# DATASET SECTION:
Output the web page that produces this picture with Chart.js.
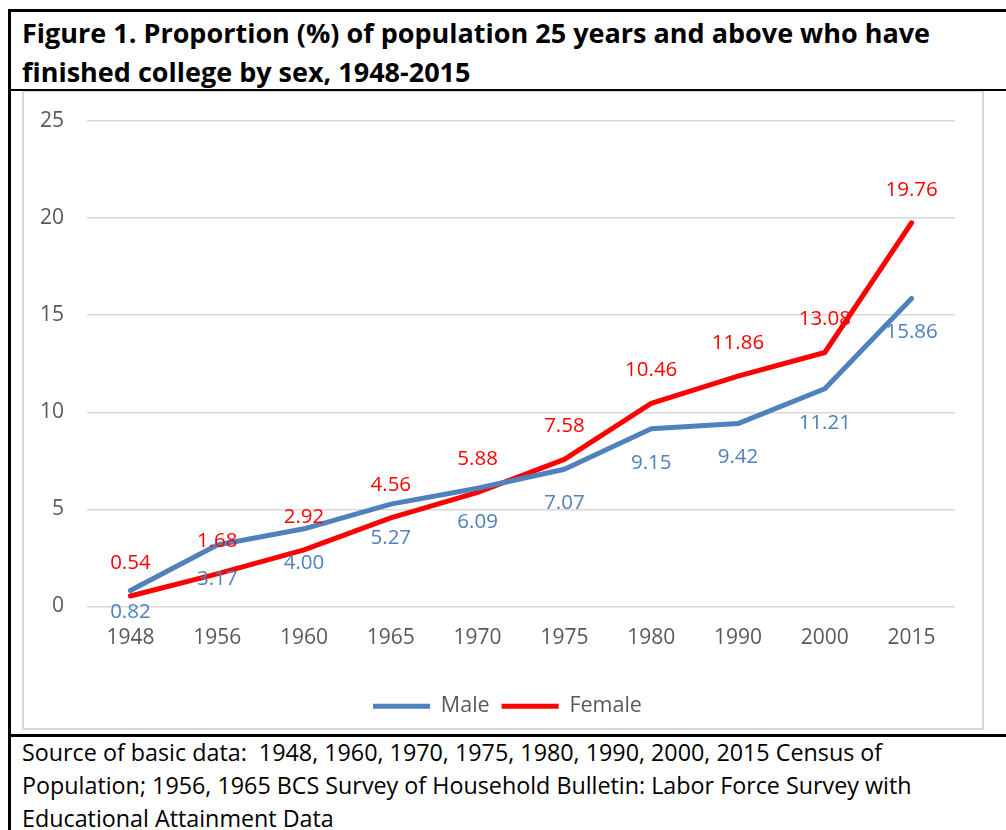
<!DOCTYPE html>
<html>
<head>
<meta charset="utf-8">
<script src="https://cdn.jsdelivr.net/npm/chart.js@4/dist/chart.umd.min.js"></script>
<style>
  body { margin: 0; background: #fff; font-family: "Open Sans", "Noto Sans", sans-serif; }
  #page { position: relative; width: 1006px; height: 830px; overflow: hidden; }
  #topline { position: absolute; left: 8px; top: 9px; width: 998px; height: 3px; background: #000; }
  #leftline { position: absolute; left: 8px; top: 9px; width: 3px; height: 821px; background: #000; }
  #titleline { position: absolute; left: 8px; top: 89px; width: 998px; height: 2px; background: #000; }
  #srcline { position: absolute; left: 8px; top: 734px; width: 998px; height: 3px; background: #000; }
  #title { position: absolute; left: 22px; top: 13px; font-weight: bold; font-size: 27px; line-height: 39px; color: #000; }
  #box { position: absolute; left: 22px; top: 91px; width: 958px; height: 636px; border: 2px solid #d9d9d9; border-top: 1px solid #d9d9d9; }
  #source { position: absolute; left: 22px; top: 736px; font-size: 23.3px; line-height: 33px; color: #000; }
</style>
</head>
<body>
<div id="page">
  <div id="topline"></div>
  <div id="leftline"></div>
  <div id="titleline"></div>
  <div id="title">Figure 1. Proportion (%) of population 25 years and above who have<br>finished college by sex, 1948-2015</div>
  <div id="box"><canvas id="myChart"></canvas></div>
  <div id="srcline"></div>
  <div id="source">Source of basic data:&nbsp; 1948, 1960, 1970, 1975, 1980, 1990, 2000, 2015 Census of<br>Population; 1956, 1965 BCS Survey of Household Bulletin: Labor Force Survey with<br>Educational Attainment Data</div>
</div>
<script>
var years = ['1948', '1956', '1960', '1965', '1970', '1975', '1980', '1990', '2000', '2015'];
var maleData = [0.82, 3.17, 4.00, 5.27, 6.09, 7.07, 9.15, 9.42, 11.21, 15.86];
var femaleData = [0.54, 1.68, 2.92, 4.56, 5.88, 7.58, 10.46, 11.86, 13.08, 19.76];
var yTicks = [0, 5, 10, 15, 20, 25];

var maleColor = '#4f81bd';
var femaleColor = '#ff0000';
var fontFam = '"Open Sans", "Noto Sans", sans-serif';

// draws value labels: male below the point, female above
var valueLabels = {
  id: 'valueLabels',
  afterDatasetsDraw: function (chart) {
    var ctx = chart.ctx;
    ctx.save();
    ctx.font = '20.5px ' + fontFam;
    ctx.textAlign = 'center';
    ctx.textBaseline = 'middle';
    chart.data.datasets.forEach(function (ds, i) {
      var meta = chart.getDatasetMeta(i);
      meta.data.forEach(function (pt, j) {
        var v = ds.data[j];
        var y = ds.labelPos === 'below' ? pt.y + 34 : pt.y - 33;
        if (y > chart.chartArea.bottom + 6) y = chart.chartArea.bottom + 6;
        ctx.fillStyle = ds.borderColor;
        ctx.fillText(v.toFixed(2), pt.x, y);
      });
    });
    ctx.restore();
  }
};

// legend in the original sits centred under the plot area, not the whole canvas
var legendShift = {
  id: 'legendShift',
  afterLayout: function (chart) {
    chart.legend.left += 18;
    chart.legend.right += 18;
  }
};

var canvas = document.getElementById('myChart');
canvas.width = 958; canvas.height = 636;
canvas.style.width = '958px'; canvas.style.height = '636px';

var myChart = new Chart(canvas, {
  type: 'line',
  data: {
    labels: years,
    datasets: [
      {
        label: 'Male',
        data: maleData,
        borderColor: maleColor,
        backgroundColor: maleColor,
        borderWidth: 5,
        borderCapStyle: 'round',
        borderJoinStyle: 'round',
        pointRadius: 0,
        pointStyle: 'line',
        tension: 0,
        labelPos: 'below'
      },
      {
        label: 'Female',
        data: femaleData,
        borderColor: femaleColor,
        backgroundColor: femaleColor,
        borderWidth: 5,
        borderCapStyle: 'round',
        borderJoinStyle: 'round',
        pointRadius: 0,
        pointStyle: 'line',
        tension: 0,
        labelPos: 'above'
      }
    ]
  },
  options: {
    responsive: false,
    animation: false,
    layout: { padding: { top: 29, right: 27, bottom: 1, left: 0 } },
    plugins: {
      tooltip: { enabled: false },
      legend: {
        position: 'bottom',
        labels: {
          usePointStyle: true,
          pointStyle: 'line',
          pointStyleWidth: 57,
          padding: 12,
          color: '#595959',
          font: { family: fontFam, size: 21.5 }
        }
      }
    },
    scales: {
      x: {
        offset: true,
        grid: { display: false, drawTicks: false },
        border: { display: false },
        ticks: { color: '#595959', padding: 19, font: { family: fontFam, size: 21 }, maxRotation: 0 },
        afterFit: function (s) { s.height = 77; }
      },
      y: {
        min: 0,
        max: 25,
        afterBuildTicks: function (s) { s.ticks = yTicks.map(function (v) { return { value: v }; }); },
        grid: { color: '#d9d9d9', lineWidth: 1.5, drawTicks: false },
        border: { display: false },
        ticks: { color: '#595959', padding: 23, font: { family: fontFam, size: 21 } },
        afterFit: function (s) { s.width = 63; s.paddingTop = 0; s.paddingBottom = 0; }
      }
    }
  },
  plugins: [valueLabels, legendShift]
});
</script>
</body>
</html>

# WHAT IS BEING ASKED:
Reproduce the material above in full, exactly, with no images.

# EXPECTED OUTPUT:
Output the web page that produces this picture with Chart.js.
<!DOCTYPE html>
<html>
<head>
<meta charset="utf-8">
<script src="https://cdn.jsdelivr.net/npm/chart.js@4/dist/chart.umd.min.js"></script>
<style>
  body { margin: 0; background: #fff; font-family: "Open Sans", "Noto Sans", sans-serif; }
  #page { position: relative; width: 1006px; height: 830px; overflow: hidden; }
  #topline { position: absolute; left: 8px; top: 9px; width: 998px; height: 3px; background: #000; }
  #leftline { position: absolute; left: 8px; top: 9px; width: 3px; height: 821px; background: #000; }
  #titleline { position: absolute; left: 8px; top: 89px; width: 998px; height: 2px; background: #000; }
  #srcline { position: absolute; left: 8px; top: 734px; width: 998px; height: 3px; background: #000; }
  #title { position: absolute; left: 22px; top: 13px; font-weight: bold; font-size: 27px; line-height: 39px; color: #000; }
  #box { position: absolute; left: 22px; top: 91px; width: 958px; height: 636px; border: 2px solid #d9d9d9; border-top: 1px solid #d9d9d9; }
  #source { position: absolute; left: 22px; top: 736px; font-size: 23.3px; line-height: 33px; color: #000; }
</style>
</head>
<body>
<div id="page">
  <div id="topline"></div>
  <div id="leftline"></div>
  <div id="titleline"></div>
  <div id="title">Figure 1. Proportion (%) of population 25 years and above who have<br>finished college by sex, 1948-2015</div>
  <div id="box"><canvas id="myChart"></canvas></div>
  <div id="srcline"></div>
  <div id="source">Source of basic data:&nbsp; 1948, 1960, 1970, 1975, 1980, 1990, 2000, 2015 Census of<br>Population; 1956, 1965 BCS Survey of Household Bulletin: Labor Force Survey with<br>Educational Attainment Data</div>
</div>
<script>
var years = ['1948', '1956', '1960', '1965', '1970', '1975', '1980', '1990', '2000', '2015'];
var maleData = [0.82, 3.17, 4.00, 5.27, 6.09, 7.07, 9.15, 9.42, 11.21, 15.86];
var femaleData = [0.54, 1.68, 2.92, 4.56, 5.88, 7.58, 10.46, 11.86, 13.08, 19.76];
var yTicks = [0, 5, 10, 15, 20, 25];

var maleColor = '#4f81bd';
var femaleColor = '#ff0000';
var fontFam = '"Open Sans", "Noto Sans", sans-serif';

// draws value labels: male below the point, female above
var valueLabels = {
  id: 'valueLabels',
  afterDatasetsDraw: function (chart) {
    var ctx = chart.ctx;
    ctx.save();
    ctx.font = '20.5px ' + fontFam;
    ctx.textAlign = 'center';
    ctx.textBaseline = 'middle';
    chart.data.datasets.forEach(function (ds, i) {
      var meta = chart.getDatasetMeta(i);
      meta.data.forEach(function (pt, j) {
        var v = ds.data[j];
        var y = ds.labelPos === 'below' ? pt.y + 34 : pt.y - 33;
        if (y > chart.chartArea.bottom + 6) y = chart.chartArea.bottom + 6;
        ctx.fillStyle = ds.borderColor;
        ctx.fillText(v.toFixed(2), pt.x, y);
      });
    });
    ctx.restore();
  }
};

// legend in the original sits centred under the plot area, not the whole canvas
var legendShift = {
  id: 'legendShift',
  afterLayout: function (chart) {
    chart.legend.left += 18;
    chart.legend.right += 18;
  }
};

var canvas = document.getElementById('myChart');
canvas.width = 958; canvas.height = 636;
canvas.style.width = '958px'; canvas.style.height = '636px';

var myChart = new Chart(canvas, {
  type: 'line',
  data: {
    labels: years,
    datasets: [
      {
        label: 'Male',
        data: maleData,
        borderColor: maleColor,
        backgroundColor: maleColor,
        borderWidth: 5,
        borderCapStyle: 'round',
        borderJoinStyle: 'round',
        pointRadius: 0,
        pointStyle: 'line',
        tension: 0,
        labelPos: 'below'
      },
      {
        label: 'Female',
        data: femaleData,
        borderColor: femaleColor,
        backgroundColor: femaleColor,
        borderWidth: 5,
        borderCapStyle: 'round',
        borderJoinStyle: 'round',
        pointRadius: 0,
        pointStyle: 'line',
        tension: 0,
        labelPos: 'above'
      }
    ]
  },
  options: {
    responsive: false,
    animation: false,
    layout: { padding: { top: 29, right: 27, bottom: 1, left: 0 } },
    plugins: {
      tooltip: { enabled: false },
      legend: {
        position: 'bottom',
        labels: {
          usePointStyle: true,
          pointStyle: 'line',
          pointStyleWidth: 57,
          padding: 12,
          color: '#595959',
          font: { family: fontFam, size: 21.5 }
        }
      }
    },
    scales: {
      x: {
        offset: true,
        grid: { display: false, drawTicks: false },
        border: { display: false },
        ticks: { color: '#595959', padding: 19, font: { family: fontFam, size: 21 }, maxRotation: 0 },
        afterFit: function (s) { s.height = 77; }
      },
      y: {
        min: 0,
        max: 25,
        afterBuildTicks: function (s) { s.ticks = yTicks.map(function (v) { return { value: v }; }); },
        grid: { color: '#d9d9d9', lineWidth: 1.5, drawTicks: false },
        border: { display: false },
        ticks: { color: '#595959', padding: 23, font: { family: fontFam, size: 21 } },
        afterFit: function (s) { s.width = 63; s.paddingTop = 0; s.paddingBottom = 0; }
      }
    }
  },
  plugins: [valueLabels, legendShift]
});
</script>
</body>
</html>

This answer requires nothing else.